5. HAASS TALKS FAIL TO REACH ACCORD IN NI
Talks overnight at Stormont in Northern Ireland chaired by former US diplomat Richard Haass ended without consensus. Dr Haass has now returned to America for Christmas. He had been trying to negotiate an agreement on contentious sectarian issues including the display of flags and the holding of parades.
6. SOUTH SUDAN: ‘MASS ETHNIC KILLINGS’ CLAIM
Reporters in South Sudan say the violence there over the past weeks involved mass killings on ethnic lines, with at least 200 people, mostly from of Nuer ethnicity shot by security forces.
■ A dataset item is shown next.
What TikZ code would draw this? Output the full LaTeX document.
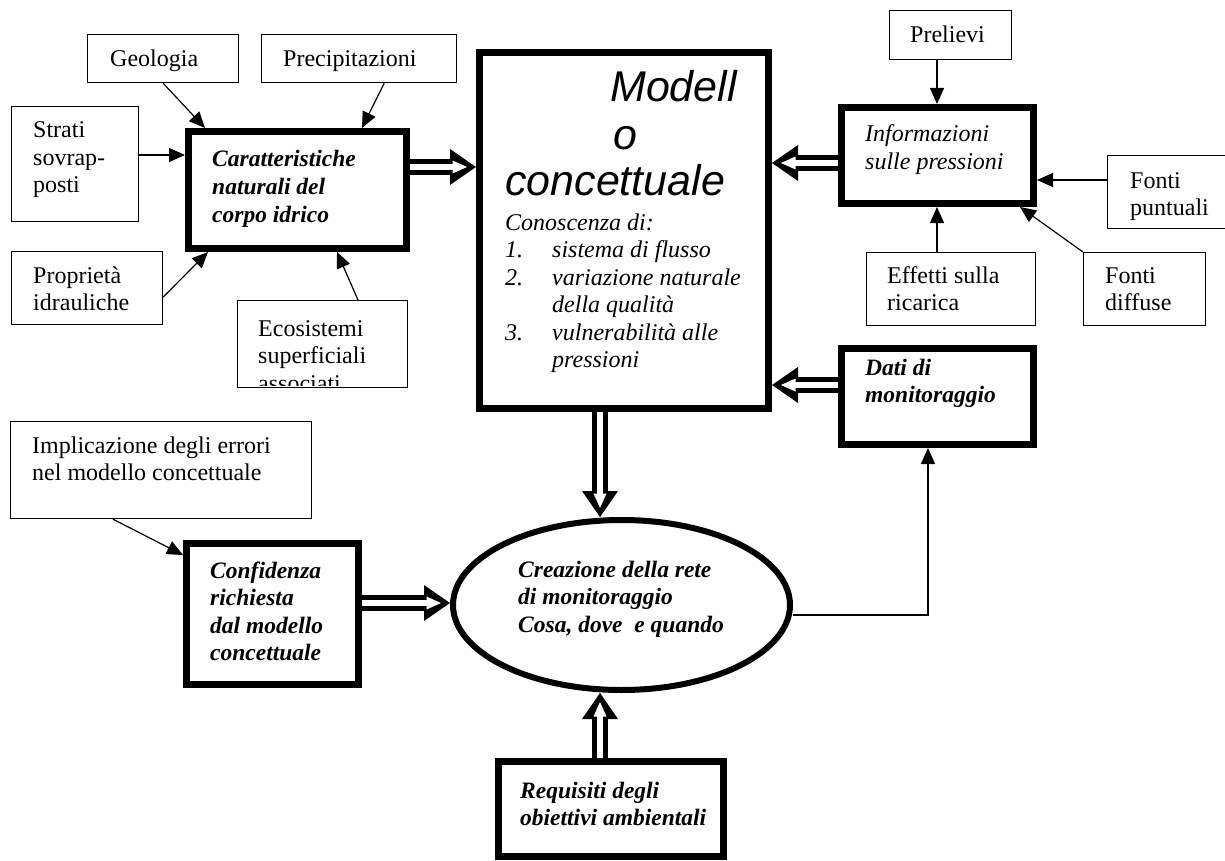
\documentclass[tikz,border=0pt]{standalone}
\usepackage{fontspec}
\setmainfont{Liberation Serif}
\newfontfamily\arialfont{Liberation Sans}
\usetikzlibrary{arrows.meta,shapes.geometric,calc}
\tikzset{
  thinbox/.style={draw, line width=1.2pt, inner sep=0pt, anchor=north west},
  thickbox/.style={draw, line width=7pt, inner sep=0pt, anchor=north west},
  txt/.style={inner sep=0pt, anchor=base west, align=left, font=\fontsize{24}{27.5}\selectfont},
  itxt/.style={txt, font=\fontsize{24}{27.5}\selectfont\itshape},
  btxt/.style={txt, font=\fontsize{23.5}{27.5}\selectfont\bfseries\itshape},
  bigtxt/.style={inner sep=0pt, anchor=base west, font=\fontsize{43}{47}\arialfont\itshape},
  arr/.style={line width=1.2pt, -{Triangle[length=16pt,width=14pt]}},
  dshaft/.style={double, double distance=6.5pt, line width=5pt},
}
% double (hollow) arrow from #1 to #2, both named coordinates
\newcommand\dblarr[2]{%
  \fill ($(#2)!0pt!(#1)$) -- ($(#2)!26pt!(#1)!18pt!90:(#2)$) -- ($(#2)!26pt!(#1)!18pt!-90:(#2)$) -- cycle;
  \draw[dshaft] (#1) -- ($(#2)!23pt!(#1)$);
  \fill[white] ($(#2)!9pt!(#1)$) -- ($(#2)!23.5pt!(#1)!6.5pt!90:(#2)$) -- ($(#2)!23.5pt!(#1)!6.5pt!-90:(#2)$) -- cycle;
}
\begin{document}
\begin{tikzpicture}[x=1pt,y=-1pt]
\useasboundingbox (0,0) rectangle (1225,861);

% thin boxes (outer corner, size)
\node[thinbox, minimum width=151pt, minimum height=48pt] (geo) at (87,34) {};
\node[thinbox, minimum width=195pt, minimum height=48pt] (prec) at (261,34) {};
\node[thinbox, minimum width=127pt, minimum height=115pt] (strati) at (11,106) {};
\node[thinbox, minimum width=151pt, minimum height=73pt] (prop) at (11,251) {};
\node[thinbox, minimum width=170pt, minimum height=87pt] (eco) at (237,300) {};
\node[thinbox, minimum width=122pt, minimum height=49pt] (prel) at (889,10) {};
\node[thinbox, minimum width=140pt, minimum height=73pt] (fp) at (1107,155) {};
\node[thinbox, minimum width=169pt, minimum height=73pt] (eff) at (866,252) {};
\node[thinbox, minimum width=122pt, minimum height=73pt] (fd) at (1083,252) {};
\node[thinbox, minimum width=301pt, minimum height=97pt] (impl) at (10,421) {};

% thick boxes (outer corner, outer size minus line width)
\node[thickbox, minimum width=218pt, minimum height=117pt] (car) at (185,128) {};
\node[thickbox, minimum width=289pt, minimum height=356pt] (mod) at (476,49) {};
\node[thickbox, minimum width=192pt, minimum height=96pt] (info) at (838,104) {};
\node[thickbox, minimum width=192pt, minimum height=96pt] (dati) at (838,345) {};
\node[thickbox, minimum width=172pt, minimum height=141pt] (conf) at (183,540) {};
\node[thickbox, minimum width=225pt, minimum height=95pt] (req) at (495,758) {};
\node[draw, ellipse, line width=6pt, inner sep=0pt, minimum width=337pt, minimum height=170pt] (ell) at (621.5,605) {};

% texts (anchored at the baseline of the last line)
\node[txt] (tgeo) at (110,67) {Geologia};
\node[txt] (tprec) at (283,67) {Precipitazioni};
\node[txt] (tstrati) at (33,193) {Strati\\sovrap-\\posti};
\node[btxt] (tcar) at (212,222) {Caratteristiche\\naturali del\\corpo idrico};
\node[txt] (tprop) at (33,310.5) {Propriet\`a\\idrauliche};
\begin{scope}
  \clip (237,300) rectangle (407,385);
  \node[txt] (teco) at (258,391) {Ecosistemi\\superficiali\\associati};
\end{scope}
\node[txt] (tprel) at (910,43) {Prelievi};
\node[itxt] (tinfo) at (865,169.5) {Informazioni\\sulle pressioni};
\node[txt] (tfp) at (1130,215.5) {Fonti\\puntuali};
\node[txt] (teff) at (887,310.5) {Effetti sulla\\ricarica};
\node[txt] (tfd) at (1105,310.5) {Fonti\\diffuse};
\node[btxt] (tdati) at (865,402.5) {Dati di\\monitoraggio};
\node[txt] (timpl) at (32,480.5) {Implicazione degli errori\\nel modello concettuale};
\node[btxt] (tconf) at (210,660.5) {Confidenza\\richiesta\\dal modello\\concettuale};
\node[btxt] (tell) at (518,632) {Creazione della rete\\di monitoraggio\\Cosa, dove\ \ e quando};
\node[btxt] (treq) at (520,825.5) {Requisiti degli\\obiettivi ambientali};

\node[bigtxt] (tmod1) at (610,102) {Modell};
\node[bigtxt] (tmod2) at (613,150) {o};
\node[bigtxt] (tmod3) at (505,195) {concettuale};
\node[itxt] (tlist) at (505,367.5) {Conoscenza di:\\
\makebox[47pt][l]{1.}sistema di flusso\\
\makebox[47pt][l]{2.}variazione naturale\\
\makebox[47pt][l]{}della qualit\`a\\
\makebox[47pt][l]{3.}vulnerabilit\`a alle\\
\makebox[47pt][l]{}pressioni};

% thin arrows
\draw[arr] (geo.south) -- ([xshift=20pt]car.north west);
\draw[arr] ([xshift=-73pt]prec.south east) -- ([xshift=-48pt]car.north east);
\draw[arr] (strati.east |- 0,155) -- (car.west |- 0,155);
\draw[arr] (prop.east |- 0,297) -- ([xshift=23pt]car.south west);
\draw[arr] ([xshift=121pt]eco.north west) -- ([xshift=-73pt]car.south east);
\draw[arr] (prel.south -| 937,0) -- (info.north -| 937,0);
\draw[arr] (fp.west |- 0,180) -- (info.east |- 0,180);
\draw[arr] (eff.north -| 937,0) -- (info.south -| 937,0);
\draw[arr] (fd.north west) -- ([xshift=-17pt]info.south east);
\draw[arr] (impl.south -| 113,0) -- (conf.west |- 0,555);
\draw[arr] (ell.east |- 0,615) -| (dati.south -| 928,0);

% double arrows: end points
\coordinate (d1a) at (car.east |- 0,167);  \coordinate (d1b) at (mod.west |- 0,167);
\coordinate (d2a) at (info.west |- 0,163); \coordinate (d2b) at (mod.east |- 0,163);
\coordinate (d3a) at (dati.west |- 0,385); \coordinate (d3b) at (mod.east |- 0,385);
\coordinate (d4a) at (mod.south -| 600,0); \coordinate (d4b) at (ell.north -| 600,0);
\coordinate (d5a) at (req.north -| 600,0); \coordinate (d5b) at (ell.south -| 600,0);
\coordinate (d6a) at (conf.east |- 0,603); \coordinate (d6b) at (ell.west |- 0,603);
\dblarr{d1a}{d1b}
\dblarr{d2a}{d2b}
\dblarr{d3a}{d3b}
\dblarr{d4a}{d4b}
\dblarr{d5a}{d5b}
\dblarr{d6a}{d6b}
\end{tikzpicture}
\end{document}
Another source in the capital, Juba, also said gunmen from the majority Dinka ethnic group were killing people in Nuer areas.
7. EGYPT: 14 DEAD IN POLICE HQ BOMB BLAST
Egyptian officials are blaming the Muslim Brotherhood political movement after at least 14 people were killed by a powerful blast at a police headquarters in the city of Mansoura. Around 100 people were injured by the explosion, thought to have been a car bomb. It was the first major terror attack so close to the capital, Cairo.
8. GUN INVENTOR KALASHNIKOV DIES
Mikhail Kalashnikov, the designer of the assault rifle that bears his name, has died at the age of 94. The AK-47, or Avtomat Kalashnikov 1947, has become the world’s most widely-used gun, selling 100 million worldwide since its creation two years after the end of WWII. He was decorated by Lenin, Stalin and feted by Putin.
9. CHURCH SELLS SILVER CHALICE FOR £1.3M
A church in Lacock, Wiltshire, has sold a silver chalice donated to it 400 years ago and made in the 15th century for £1.3m to help pay for maintenance work. The sale had been opposed by one local resident but a church court overruled him. It has been bought by the British Museum and a museum in Devizes.
10. HOT TICKET: DONMAR REVIVES CORIOLANUS
A new production of Shakespeare's political tragedy Coriolanus, starring Tom Hiddleston, has opened at the Donmar Theatre, London. Hiddleston plays the heroic but arrogant general who returns to Rome to find the realities of political life harsher than any battlefield. Hiddleston is "magnificent", says The Independent. Until 8 February.